Вера Алексеевна Зайцева скончалась в Париже в 1965 г. В течение восьми последних лет она была разбита параличом – духовной опорой Зайцевым в те годы служили воспоминания о совместных поездках в Италию… Борис Константинович прожил еще семь лет. За несколько месяцев до смерти произошла трагикомическая история с визитом в Париж Леонида Брежнева. Советское посольство настояло тогда перед французскими властями максимально оградить высокого гостя от возможных провокаций со стороны… русских эмигрантов. Десятки русских были временно выселены из Парижа, а 90-летнего Зайцева было решено интернировать в его собственной квартире под присмотром полиции. Сам Борис Константинович потом много потешался над этим случаем, подтверждающим, что большевистские власти далекой России не только помнят о нем, но и побаиваются его авторитета и влияния.

В конце жизни Борис Зайцев, в течение последних двадцати пяти лет своей жизни бывший бессменным Председателем Союза русских писателей за рубежом поместил текст-напутствие русской молодежи в эмигрантском сборнике «Старые – молодым»: «Юноши, девушки России, несите в себе Человека, не угашайте его!
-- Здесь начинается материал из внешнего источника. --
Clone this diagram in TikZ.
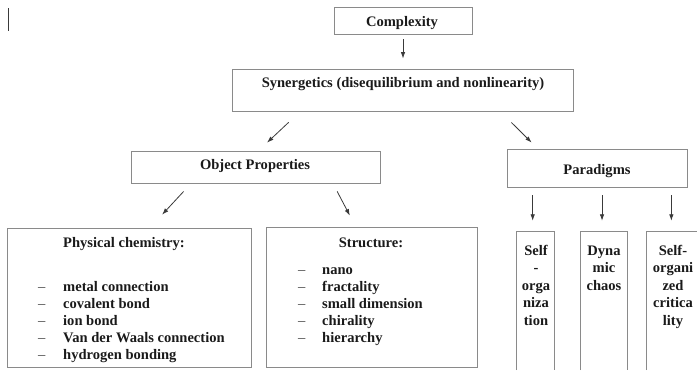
\documentclass[tikz,border=0pt]{standalone}
\usepackage{fontspec}
\setmainfont{Liberation Serif}
\usetikzlibrary{arrows.meta,calc}
\definecolor{boxgray}{HTML}{8A8A8A}
\definecolor{arrgray}{HTML}{3A3A3A}
\definecolor{txtblack}{HTML}{1A1A1A}
\begin{document}
\begin{tikzpicture}[x=1bp,y=-1bp,
  boxnode/.style={draw=boxgray,line width=0.9bp,rectangle,inner sep=0pt,minimum width=#1},
  openbox/.style={rectangle,inner sep=0pt},
  txt/.style={inner sep=0pt,text=txtblack,font=\fontsize{14.6}{17.5}\selectfont\bfseries},
  dsh/.style={inner sep=0pt,text=arrgray,font=\fontsize{14.6}{17.5}\selectfont},
  arr/.style={draw=arrgray,line width=0.8bp,-{Latex[length=6.5bp,width=4.5bp]}},
  edgeline/.style={draw=boxgray,line width=0.9bp}
]
\useasboundingbox (0,0) rectangle (697,370);

% stray mark
\coordinate (m1) at (8,8);
\coordinate (m2) at (8,31);
\draw[draw=arrgray,line width=1bp] (m1) -- (m2);

% boxes
\node[boxnode=138bp,minimum height=27bp] (cx) at (403,20.5) {};
\node[boxnode=341bp,minimum height=42bp] (syn) at (402.5,90) {};
\node[boxnode=249bp,minimum height=32bp] (op) at (255.5,167) {};
\node[boxnode=180bp,minimum height=38bp] (par) at (597,168) {};
\node[boxnode=244bp,minimum height=139bp] (pc) at (129,297.5) {};
\node[boxnode=211bp,minimum height=140bp] (st) at (371.5,297) {};

% open paradigm boxes
\node[openbox,minimum width=37.5bp,minimum height=138bp] (so) at (535.25,301) {};
\node[openbox,minimum width=46bp,minimum height=138bp] (dc) at (604,301) {};
\node[openbox,minimum width=50bp,minimum height=138bp] (soc) at (672,301) {};
\draw[edgeline] (so.south west) -- (so.north west) -- (so.north east) -- (so.south east);
\draw[edgeline] (dc.south west) -- (dc.north west) -- (dc.north east) -- (dc.south east);
\draw[edgeline] (soc.south west) -- (soc.north west) -- (soc.north east);

% titles
\node[txt,anchor=base] (cxT) at (402,26) {Complexity};
\node[txt,anchor=base] (synT) at (403,87) {Synergetics (disequilibrium and nonlinearity)};
\node[txt,anchor=base] (opT) at (255,169) {Object Properties};
\node[txt,anchor=base] (parT) at (597,174) {Paradigms};
\node[txt,anchor=base] (pcT) at (124,247) {Physical chemistry:};
\node[txt,anchor=base] (stT) at (371,247) {Structure:};

% lists
\foreach \t [count=\i] in {metal connection,covalent bond,ion bond,Van der Waals connection,hydrogen bonding}{
  \node[dsh,anchor=base west] (pcD\i) at (38,{291+17*(\i-1)}) {\textendash};
  \node[txt,anchor=base west] (pcI\i) at (63,{291+17*(\i-1)}) {\t};
}
\foreach \t [count=\i] in {nano,fractality,small dimension,chirality,hierarchy}{
  \node[dsh,anchor=base west] (stD\i) at (298,{274+17*(\i-1)}) {\textendash};
  \node[txt,anchor=base west] (stI\i) at (322,{274+17*(\i-1)}) {\t};
}

% paradigm box texts
\foreach \t [count=\i] in {Self,-,orga,niza,tion}{
  \node[txt,anchor=base] (soT\i) at (536,{255+17.5*(\i-1)}) {\t};
}
\foreach \t [count=\i] in {Dyna,mic,chaos}{
  \node[txt,anchor=base] (dcT\i) at (604,{255+17.5*(\i-1)}) {\t};
}
\foreach \t [count=\i] in {Self-,organi,zed,critica,lity}{
  \node[txt,anchor=base] (socT\i) at (673,{255+17.5*(\i-1)}) {\t};
}

% arrows
\draw[arr,shorten <=5bp,shorten >=10bp] (cx.south) -- (cx.south |- syn.north);
\draw[arr,shorten <=15.9bp,shorten >=11.6bp]
  ($(syn.south west)!0.2009!(syn.south east)$) -- ($(op.north west)!0.5125!(op.north east)$);
\draw[arr,shorten <=15.6bp,shorten >=8.5bp]
  ($(syn.south west)!0.786!(syn.south east)$) -- ($(par.north west)!0.172!(par.north east)$);
\draw[arr,shorten <=10.9bp,shorten >=17.6bp]
  ($(op.south west)!0.242!(op.south east)$) -- ($(pc.north west)!0.5865!(pc.north east)$);
\draw[arr,shorten <=9bp,shorten >=12.4bp]
  ($(op.south west)!0.810!(op.south east)$) -- ($(st.north west)!0.425!(st.north east)$);
\coordinate (p1) at ($(par.south west)!0.1444!(par.south east)$);
\coordinate (p2) at ($(par.south west)!0.5278!(par.south east)$);
\coordinate (p3) at ($(par.south west)!0.911!(par.south east)$);
\draw[arr,shorten <=8bp,shorten >=11bp] (p1) -- (p1 |- so.north);
\draw[arr,shorten <=8bp,shorten >=11bp] (p2) -- (p2 |- dc.north);
\draw[arr,shorten <=8bp,shorten >=11bp] (p3) -- (p3 |- soc.north);
\end{tikzpicture}
\end{document}
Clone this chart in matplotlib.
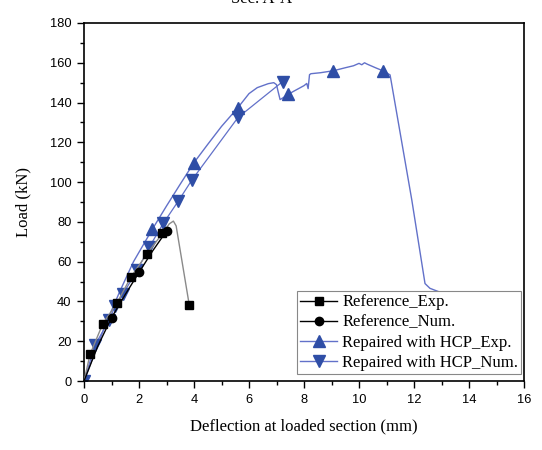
import matplotlib
matplotlib.use("Agg")
import matplotlib.pyplot as plt
from matplotlib.lines import Line2D
from matplotlib.ticker import MultipleLocator

# ---- data ----
ref_exp_line_x = [0, 0.22, 0.68, 1.19, 1.71, 2.28, 2.85, 3.1, 3.25, 3.35, 3.83]
ref_exp_line_y = [0, 13.4, 28.7, 39.0, 52.4, 63.7, 74.2, 79.0, 80.4, 78.0, 38.0]
ref_exp_mk_x = [0.22, 0.68, 1.19, 1.71, 2.28, 2.85, 3.83]
ref_exp_mk_y = [13.4, 28.7, 39.0, 52.4, 63.7, 74.2, 38.0]

ref_num_x = [0, 0.5, 1.0, 1.5, 2.01, 2.5, 3.0, 3.1]
ref_num_y = [0, 17.5, 31.8, 43.5, 54.8, 65.5, 75.4, 76.5]
ref_num_mk_x = [1.0, 2.01, 3.0]
ref_num_mk_y = [31.8, 54.8, 75.4]

hcp_exp_x = [0, 0.3, 0.8, 1.3, 1.8, 2.48, 3.0, 3.5, 4.0, 4.5, 5.0, 5.6, 6.0,
             6.3, 6.5, 6.7, 6.9, 7.0, 7.05, 7.13, 7.25, 7.43, 7.6, 7.8, 8.0,
             8.1, 8.15, 8.2, 8.25, 8.6, 9.07, 9.5, 9.8, 10.0, 10.1, 10.2, 10.3,
             10.6, 10.88, 11.13, 11.92, 12.4, 12.58, 13.07, 13.4]
hcp_exp_y = [0, 11, 29, 45, 60, 76.2, 88, 99, 109.8, 119, 128, 137.5, 144.5,
             147.5, 148.5, 149.5, 150, 149, 146, 141.5, 142.5, 144.1, 145.5,
             147, 148.5, 149.6, 147, 154, 154.5, 155, 156, 157.5, 158.5, 159.7,
             159, 160, 159.3, 157.5, 155.9, 153.9, 91, 49, 46.6, 44, 42.5]
hcp_exp_mk_x = [2.48, 4.0, 5.6, 7.43, 9.07, 10.88]
hcp_exp_mk_y = [76.2, 109.8, 137.1, 144.1, 156.0, 155.9]

hcp_num_x = [0, 0.4, 0.92, 1.13, 1.41, 1.94, 2.38, 2.88, 3.43, 3.92, 5.6, 7.22]
hcp_num_y = [0, 18.1, 30.7, 37.7, 43.6, 55.8, 67.5, 79.2, 90.5, 101.0, 132.5, 150.5]

labels = ["Reference_Exp.", "Reference_Num.", "Repaired with HCP_Exp.",
          "Repaired with HCP_Num."]

# ---- style ----
serif = ["Liberation Serif", "DejaVu Serif"]
sans = ["Liberation Sans", "DejaVu Sans"]
blue_mk = "#2f4ea6"
blue_ln = "#6271c9"

fig = plt.figure(figsize=(5.42, 4.5), dpi=100)
ax = fig.add_axes([0.155, 0.1533, 0.8118, 0.7956])

ax.plot(ref_exp_line_x, ref_exp_line_y, color="#8a8a8a", lw=1.0, zorder=3)
ax.plot(ref_exp_mk_x, ref_exp_mk_y, ls="none", marker="s", ms=6,
        color="black", zorder=5)
ax.plot(ref_num_x, ref_num_y, color="black", lw=1.0, zorder=3)
ax.plot(ref_num_mk_x, ref_num_mk_y, ls="none", marker="o", ms=6,
        color="black", zorder=5)
ax.plot(hcp_exp_x, hcp_exp_y, color=blue_ln, lw=1.0, zorder=2)
ax.plot(hcp_exp_mk_x, hcp_exp_mk_y, ls="none", marker="^", ms=8,
        color=blue_mk, zorder=4)
ax.plot(hcp_num_x, hcp_num_y, color=blue_ln, lw=0.9, zorder=2,
        marker="v", ms=8, mfc=blue_mk, mec=blue_mk)

ax.set_xlim(0, 16)
ax.set_ylim(0, 180)
ax.xaxis.set_major_locator(MultipleLocator(2))
ax.xaxis.set_minor_locator(MultipleLocator(1))
ax.yaxis.set_major_locator(MultipleLocator(20))
ax.yaxis.set_minor_locator(MultipleLocator(10))
ax.tick_params(which="both", direction="out", top=False, right=False,
               width=1.0, color="black")
ax.tick_params(which="major", length=5, pad=4)
ax.tick_params(which="minor", length=3)
for lab in ax.get_xticklabels() + ax.get_yticklabels():
    lab.set_family(sans)
    lab.set_fontsize(9.3)
for s in ax.spines.values():
    s.set_linewidth(1.2)

ax.set_xlabel("Deflection at loaded section (mm)", family=serif, fontsize=12,
              labelpad=9)
ax.set_ylabel("Load (kN)", family=serif, fontsize=12, labelpad=13)

handles = [
    Line2D([], [], color="black", lw=1.0, marker="s", ms=6),
    Line2D([], [], color="black", lw=1.0, marker="o", ms=6),
    Line2D([], [], color=blue_ln, lw=1.0, marker="^", ms=8, mfc=blue_mk, mec=blue_mk),
    Line2D([], [], color=blue_ln, lw=1.0, marker="v", ms=8, mfc=blue_mk, mec=blue_mk),
]
leg = ax.legend(handles, labels, loc="lower right", bbox_to_anchor=(0.994, 0.019),
                borderaxespad=0, prop={"family": serif, "size": 12},
                frameon=True, fancybox=False, framealpha=1, edgecolor="#888888",
                handlelength=2.2, handletextpad=0.3, labelspacing=0.25,
                borderpad=0.2)
leg.get_frame().set_linewidth(0.8)

fig.text(0.483, 0.9933, "Sec. A-A", family=serif, fontsize=12,
         ha="center", va="baseline")

fig.savefig("out.png", dpi=100)
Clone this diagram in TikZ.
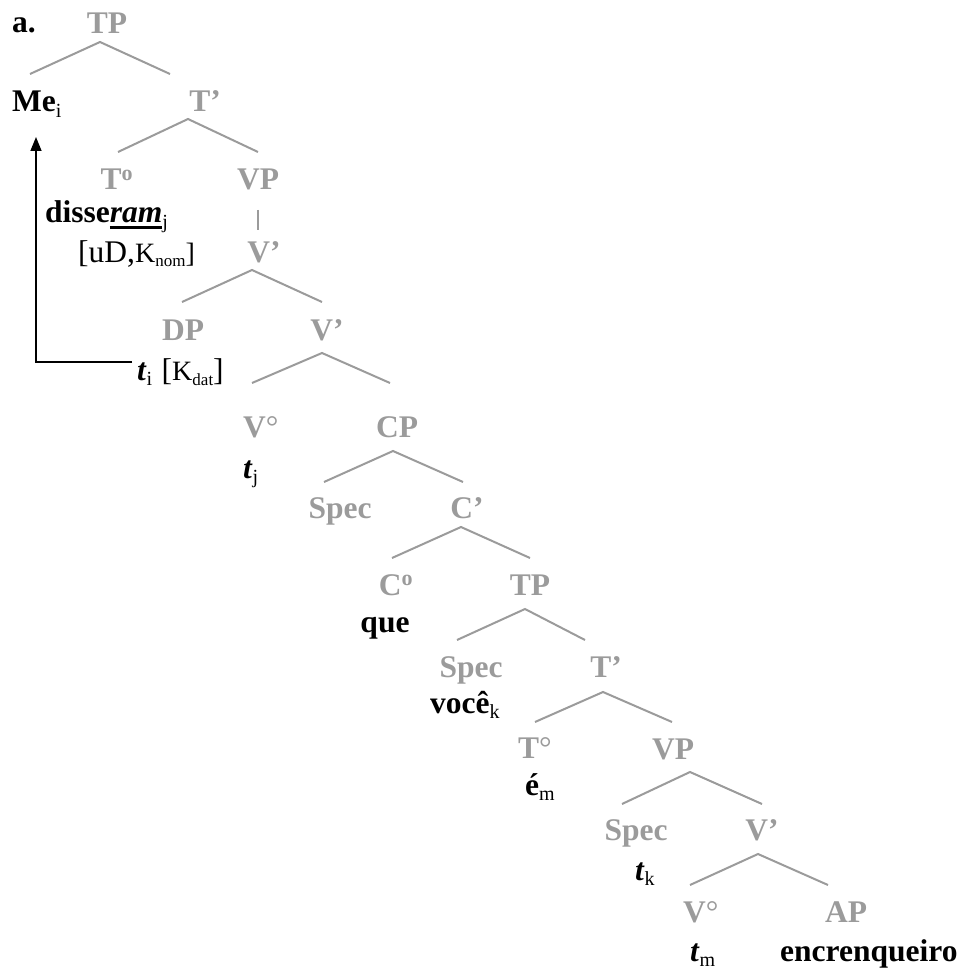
\documentclass[tikz,border=0pt]{standalone}
\usepackage{fontspec}
\setmainfont{Liberation Serif}
\usetikzlibrary{arrows.meta}
\definecolor{tg}{RGB}{155,155,155}
\newcommand{\lsub}[1]{\raisebox{-0.17em}{\fontsize{20}{20}\selectfont\mdseries\upshape #1}}
\newcommand{\ksub}[1]{\raisebox{-0.17em}{\fontsize{17}{17}\selectfont\mdseries\upshape #1}}
\newcommand{\thickul}[1]{\setbox0\hbox{#1}\rlap{\rule[-0.2em]{\wd0}{0.09em}}\box0}
\tikzset{
  lab/.style={inner sep=0pt, anchor=base, text=tg, font=\fontsize{31.5}{36}\selectfont\bfseries},
  word/.style={inner sep=0pt, anchor=base west, text=black, font=\fontsize{31.5}{36}\selectfont},
  branch/.style={draw=tg, line width=2pt},
  movearrow/.style={draw=black, line width=1.5pt, -{Triangle[length=14pt,width=11pt]}}
}
\begin{document}
\begin{tikzpicture}[x=1pt,y=-1pt]
\useasboundingbox (0,0) rectangle (964,968);
% labels
\node[word,font=\fontsize{31.5}{36}\selectfont\bfseries] (a) at (12,33) {a.};
\node[lab] (tp1) at (107,34) {TP};
\node[word] (me) at (12,112) {\textbf{Me}\lsub{i}};
\node[lab] (tbar1) at (205,112) {T’};
\node[lab] (t0a) at (117,190) {T\textsuperscript{o}};
\node[lab] (vp1) at (258,190) {VP};
\node[word] (disse) at (45,223) {\textbf{disse\thickul{\textit{ram}}}\lsub{j}};
\node[word] (feat) at (78,262) {[uD,\fontsize{28}{30}\selectfont K\ksub{nom}]};
\node[lab] (vbar1) at (264,262) {V’};
\node[lab] (dp) at (183,340) {DP};
\node[lab] (vbar2) at (327,340) {V’};
\node[word] (ti) at (137,380) {\textbf{\textit{t}}\lsub{i}\hspace{0.3em}[{\fontsize{28}{30}\selectfont K}\ksub{dat}]};
\node[lab,anchor=base west] (v0a) at (243,437) {V{\mdseries °}};
\node[lab] (cp) at (397,437) {CP};
\node[word] (tj) at (243,478) {\textbf{\textit{t}}\lsub{j}};
\node[lab] (spec1) at (340,518) {Spec};
\node[lab] (cbar) at (467,518) {C’};
\node[lab] (c0) at (396,595) {C\textsuperscript{o}};
\node[lab] (tp2) at (530,595) {TP};
\node[word,anchor=base] (que) at (385,632) {\textbf{que}};
\node[lab] (spec2) at (471,677) {Spec};
\node[lab] (tbar2) at (606,677) {T’};
\node[word] (voce) at (430,713) {\textbf{você}\lsub{k}};
\node[lab] (t0b) at (535,758) {T{\mdseries °}};
\node[lab] (vp2) at (673,759) {VP};
\node[word] (em) at (525,795) {\textbf{é}\lsub{m}};
\node[lab] (spec3) at (636,840) {Spec};
\node[lab] (vbar3) at (762,840) {V’};
\node[word] (tk) at (635,880) {\textbf{\textit{t}}\lsub{k}};
\node[lab,anchor=base west] (v0b) at (683,922) {V{\mdseries °}};
\node[lab] (ap) at (846,922) {AP};
\node[word] (tm) at (690,961) {\textbf{\textit{t}}\lsub{m}};
\node[word] (enc) at (780,961) {\textbf{encrenqueiro}};
% branches
\draw[branch] (30,74) -- (100,42) -- (170,74);
\draw[branch] (118,152) -- (188,119) -- (258,152);
\draw[branch] (258,210) -- (258,230);
\draw[branch] (182,302) -- (252,270) -- (322,302);
\draw[branch] (252,383) -- (322,353) -- (390,383);
\draw[branch] (324,482) -- (393,451) -- (463,482);
\draw[branch] (392,558) -- (461,527) -- (530,558);
\draw[branch] (457,640) -- (525,609) -- (585,640);
\draw[branch] (535,722) -- (603,692) -- (672,722);
\draw[branch] (622,804) -- (690,772) -- (762,804);
\draw[branch] (690,885) -- (758,854) -- (828,885);
% movement arrow
\coordinate (arrstart) at (132,362);
\coordinate (arrend) at (36,137);
\draw[movearrow] (arrstart) -| (arrend);
\end{tikzpicture}
\end{document}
Ах, как важно, чтобы Человек, живой, свободный, – то что называется, Личностью, – не умирал… Пусть будущее все более зависит от действий массовых, … но да не потонет личность человеческая в движениях народных. Вы, молодые, берегите личность, берегите себя, боритесь за это, уважайте образ Божий в себе и других». Оставаясь лидером русской культуры в эмиграции, Борис Зайцев внимательно следил за тем, что происходит в России. В свое время он дал путевку в литературную жизнь юному Борису Пастернаку, вел переписку с ним, с Ахматовой, с Паустовским. Он не отлучал культуру, оставшуюся под большевиками, от большой русской культуры.

Б.К. Зайцев скончался в Париже в 28 января 1972 г. Близкие говорили, что он до последних часов сохранял ясность мысли и только перед самым концом впал в полузабытье и ушел, что-то себе напевая… «Я надеюсь. Я в Россию верю. Выберется на вольный путь», – написал он незадолго перед смертью. Похоронен Б.К.Зайцев на русском православном кладбище Сен-Женевьев-де-Буа под Парижем.